For that’s all we need to encounter – one suffering face, as those who have worked the shelter this past week can understand – to understand that our lives are not our chosen conceit. Our lives are God’s conceit of choosing us.
Each and every one of us. Regardless.
As if we could draw a circle around who is chosen and who is not. An effort in fear and futility for every American exceptionalist or Zionist – Christian or otherwise – to spurn these days.
Alas! If only we Americans would stop subsidizing massacres such as the one in Gaza these past two weeks – doling out without condition three billion dollars a year in military aid to the fourth most powerful military in the world to kill a hundred enemies for every single one the enemy kills …
Alas! If only the Israeli government would pause and reflect – simply pause and reflect – that half of the 1.4 million faces of its current enemy are under the age of 15 (who could then say that these children are not the Chosen?) …
And, alas! If only the Israeli government would simply let the doctors and the medicines into Gaza …
If only. How ironic, that those who so poignantly bear such a powerfully historic story of being chosen by their God, rather than choosing their God, have suddenly developed amnesia for the other half of their original covenant of chosenness to Abram: “and in you all the families of the earth shall be blessed.”3
For contrary to how our government may portray matters – and with Hamas’ own belligerence duly noted – the Israeli government is not doing the naming of what is human and humane here, it is not doing the claiming of what is human and humane here, and it certainly is not being called by the God who has so marked and self-identified with us all to respond to ground-base missile launchers and rocks with F-16 jets and depleted uranium.
This is not how “the chosen” are called to treat “the blessed”!
Whether the marks of God’s own choosing be our circumcision or our baptism: Let us know that the journey begins but does not end with these marks. Let us who are Christians hear – really hear – these consummating words from John today: “I have baptized us with water, but (Jesus) will baptize you with the Holy Spirit.”
Words of wisdom channeled to us twenty centuries later by a valium-addled prophet named Harper Pitt in Tony Kushner’s play and film Angels in America. Surveying the skyline of Brooklyn – and I don’t mean Brooklyn, MI – Harper Pitt reflects the following to her estranged Mormon husband: a gay man who nevertheless wants her back:
Water won’t ever accomplish the end, no matter how much you cry. A flood’s not the answer. People just float … Fire’s the answer. The great and terrible day at last.4
The fire of the Holy Spirit. “Great and terrible”, to our ego … because we are rendered helpless before the Spirit’s gracious power. “Great and terrible”, to our ego … because all our naming and all our claiming and all our blaming are suddenly melted away.
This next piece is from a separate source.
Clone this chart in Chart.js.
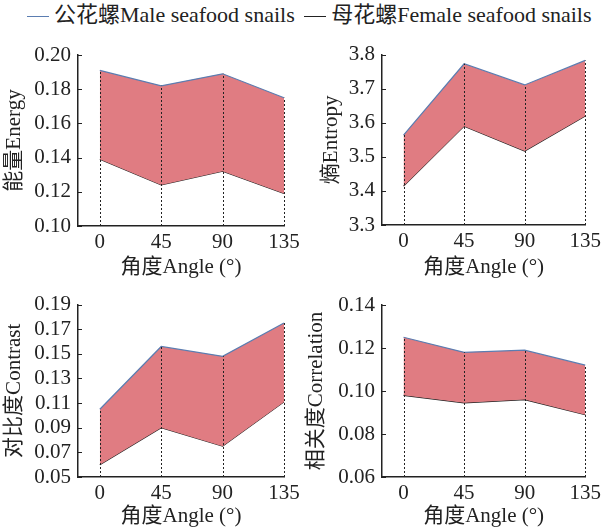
<!DOCTYPE html>
<html>
<head>
<meta charset="utf-8">
<script src="https://cdn.jsdelivr.net/npm/chart.js@4.4.0/dist/chart.umd.min.js"></script>
<style>
body{margin:0;width:605px;height:531px;background:#fff;position:relative;overflow:hidden;
  font-family:"Liberation Serif","Noto Sans CJK SC",serif;}
.legend{position:absolute;top:0px;left:27px;font-size:22px;line-height:30px;color:#222;white-space:nowrap;}
.legend .ln{display:inline-block;width:22px;height:0;border-top:1.5px solid;vertical-align:middle;margin-right:5px;}
canvas{position:absolute;}
</style>
</head>
<body>
<div class="legend">
  <span class="ln" style="border-color:#5b7db1"></span>公花螺Male seafood snails
  <span class="ln" style="border-color:#222;margin-left:4px"></span>母花螺Female seafood snails
</div>
<canvas id="c1"></canvas>
<canvas id="c2"></canvas>
<canvas id="c3"></canvas>
<canvas id="c4"></canvas>
<script>
// angles on the x axis
const angles = [0, 45, 90, 135];

// energy
const energyMale   = [0.191, 0.182, 0.189, 0.175];
const energyFemale = [0.139, 0.124, 0.132, 0.119];
const energyTicks  = [0.10, 0.12, 0.14, 0.16, 0.18, 0.20];

// entropy
const entropyMale   = [3.564, 3.773, 3.711, 3.783];
const entropyFemale = [3.414, 3.590, 3.517, 3.620];
const entropyTicks  = [3.3, 3.4, 3.5, 3.6, 3.7, 3.8];

// contrast
const contrastMale   = [0.105, 0.156, 0.148, 0.175];
const contrastFemale = [0.060, 0.090, 0.075, 0.111];
const contrastTicks  = [0.05, 0.07, 0.09, 0.11, 0.13, 0.15, 0.17, 0.19];

// correlation
const correlationMale   = [0.125, 0.118, 0.119, 0.112];
const correlationFemale = [0.098, 0.0945, 0.096, 0.089];
const correlationTicks  = [0.06, 0.08, 0.10, 0.12, 0.14];

Chart.defaults.font.family = '"Liberation Serif","Noto Sans CJK SC",serif';
Chart.defaults.font.size = 21;
Chart.defaults.color = '#222';

// dotted drop lines from the axis up to the male curve
const dropLines = {
  id: 'dropLines',
  afterDatasetsDraw(chart) {
    const ctx = chart.ctx, bottom = chart.chartArea.bottom;
    const pts = chart.getDatasetMeta(0).data;
    ctx.save();
    ctx.strokeStyle = '#222';
    ctx.lineWidth = 1;
    ctx.setLineDash([2, 2]);
    pts.forEach(p => {
      const px = Math.round(p.x) + 0.5;
      ctx.beginPath();
      ctx.moveTo(px, bottom);
      ctx.lineTo(px, p.y);
      ctx.stroke();
    });
    ctx.restore();
  }
};

// short inward tick marks on the y axis
const innerTicks = {
  id: 'innerTicks',
  afterDraw(chart) {
    const ctx = chart.ctx, y = chart.scales.y, left = chart.chartArea.left;
    ctx.save();
    ctx.strokeStyle = '#222';
    ctx.lineWidth = 1;
    y.ticks.forEach(t => {
      const py = Math.round(y.getPixelForValue(t.value)) + 0.5;
      ctx.beginPath();
      ctx.moveTo(left, py);
      ctx.lineTo(left + 4, py);
      ctx.stroke();
    });
    ctx.restore();
  }
};

function makeChart(id, box, male, female, yTicks, dec, yTitle) {
  const cv = document.getElementById(id);
  cv.width = box.w; cv.height = box.h;
  cv.style.left = box.left + 'px';
  cv.style.top = box.top + 'px';
  return new Chart(cv, {
    type: 'line',
    data: {
      datasets: [{
        data: angles.map((a, i) => ({x: a, y: male[i]})),
        borderColor: '#5b7db1',
        borderWidth: 1.2,
        backgroundColor: '#e07c82',
        fill: '+1',
        pointRadius: 0,
        tension: 0
      }, {
        data: angles.map((a, i) => ({x: a, y: female[i]})),
        borderColor: '#222',
        borderWidth: 1.2,
        fill: false,
        pointRadius: 0,
        tension: 0
      }]
    },
    options: {
      responsive: false,
      animation: false,
      clip: false,
      layout: {padding: {top: box.pt, right: box.pr, left: 0, bottom: 0}},
      plugins: {legend: {display: false}, tooltip: {enabled: false}},
      scales: {
        x: {
          type: 'linear',
          min: -16, max: 135,
          afterBuildTicks: s => { s.ticks = angles.map(v => ({value: v})); },
          afterFit: s => { s.height = box.xh; },
          grid: {display: false, drawTicks: false},
          border: {display: true, color: '#222', width: 1.5},
          ticks: {padding: 4, maxRotation: 0, autoSkip: false, callback: v => String(v)},
          title: {display: true, text: '角度Angle (°)', padding: 0}
        },
        y: {
          min: yTicks[0], max: yTicks[yTicks.length - 1],
          afterBuildTicks: s => { s.ticks = yTicks.map(v => ({value: v})); },
          afterFit: s => { s.width = box.yw; },
          grid: {display: false, drawTicks: false},
          border: {display: true, color: '#222', width: 1.5},
          ticks: {padding: 7, autoSkip: false, callback: v => v.toFixed(dec)},
          title: {display: true, text: yTitle, padding: box.tp}
        }
      }
    },
    plugins: [dropLines, innerTicks]
  });
}

makeChart('c1', {left: 0, top: 35, w: 305, h: 245, yw: 78, xh: 54, pt: 20, pr: 21, tp: 2},
  energyMale, energyFemale, energyTicks, 2, '能量Energy');
makeChart('c2', {left: 316, top: 35, w: 289, h: 245, yw: 66, xh: 55, pt: 18, pr: 18, tp: 3},
  entropyMale, entropyFemale, entropyTicks, 1, '熵Entropy');
makeChart('c3', {left: 0, top: 285, w: 305, h: 244, yw: 78, xh: 52, pt: 18, pr: 21, tp: 2},
  contrastMale, contrastFemale, contrastTicks, 2, '对比度Contrast');
makeChart('c4', {left: 304, top: 285, w: 301, h: 244, yw: 78, xh: 52, pt: 20, pr: 18, tp: 0},
  correlationMale, correlationFemale, correlationTicks, 2, '相关度Correlation');
</script>
</body>
</html>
“Great and terrible”, to our ego … because that Spirit-fire in turn names us, and claims us, and calls us, beyond our long-forgotten baptismal moment. To a promise and a place that may forge us, yet one which we can never erase.
“Name it … Claim it … and Erase it”: No more!
For in our baptism – by the water, and by the Spirit – we are named, and we are claimed, and we are called … forevermore.
Regardless.
World without end. Amen.
2Quoted in Suzanne Mayer, “Pastoral Implications: Baptism of the Lord”, in Lectionary Homiletics, Volume XX, Number 1, p. 50.
3Genesis 12:4, New Revised Standard Version.
4Quote taken from the film version (2004, Home Box Office, Inc.)